Reminds reporter Anthony Hennen:

“Expanding service … will require a hefty investment to upgrade infrastructure and millions more in operating costs every year.”

All at taxpayer expense, of course (through either state or federal tax dollars). And to the great benefit of Norfolk Southern, which owns the rail line, but with dubious benefits to the traveling public.

Hennen reminds that the expanded service was announced in September after Amtrak and Norfolk Southern worked out an agreement requiring $218 million for capital improvement along the corridor.

“After initial upgrades, PennDOT expects the additional roundtrip train journey to cost about $8 million annually, which factors in ridership revenue that offsets some costs,” Hennen reports, adding this gem:

“PennDOT Press Secretary Alexis Campbell called the $8 million ‘a very preliminary estimate.’”

Which means the cost will go up, up and away to new corporate wealthfare heights.

And as the Allegheny Institute’s Frank Gamrat reminded last fall (in Policy Brief Vol. 23, No. 34):

“While safety improvements are always welcome, especially in the wake of Norfolk Southern’s cargo train derailment in nearby East Palestine, Ohio, … expanding a passenger rail service should have been the responsibility of the rail company itself and not the taxpayers of Pennsylvania,” the think tank’s executive director reminded.

And then there’s this kicker:

The taxpayers’ cash infusion will do little to nothing to reduce the 9-hour travel time between downtown Pittsburgh and New York City and the 5 ½-hour travel time between Pittsburgh and Harrisburg.

Lest we need to remind the rah-rah-sis-boom-bah-ers who claim these coming “upgrades” are the best thing since sliced bread and soft butter, one can drive to New York City from Pittsburgh in under six hours and to Harrisburg in about 3 hours.

And lest we forget, Gamrat also reminded how Amtrak previously picked taxpayer pockets in the Keystone State:

“A decade ago, Amtrak threatened to suspend service from Pittsburgh to Harrisburg, and on to New York, unless the state came up with a subsidy of $5.7 million, half the annual cost.

“The state capitulated and provided Amtrak with the money through Act 44 of 2007, which mandated that the state Turnpike Commission pay PennDOT $450 million annually via toll increases.

“That service was aboard the Pennsylvanian, the same service that is being expanded with the new subsidy,” Gamrat noted. “But as we noted then, passenger counts did not justify the subsidy, and it is still not justified.”
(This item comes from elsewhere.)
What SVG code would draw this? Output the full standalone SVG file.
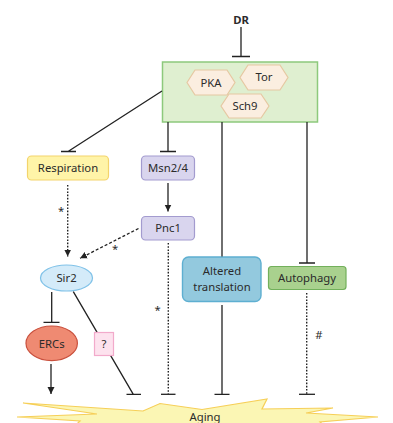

Thus, this agreement “should be met with serious skepticism,” the Ph.D. economist concluded last fall.

So, let’s recap this latest government crock:

Taxpayers get their pockets turned out yet again to “expand” Amtrak for services whose rider census more than suggests will not be supported, for little to no improvement in travel times and for, as per usual, an expansion whose cost is virtually assured to balloon.

What’s not to like about that?

Everything.

Colin McNickle is communications and marketing director at the Allegheny Institute for Public Policy (cmcnickle@alleghenyinstitute.org).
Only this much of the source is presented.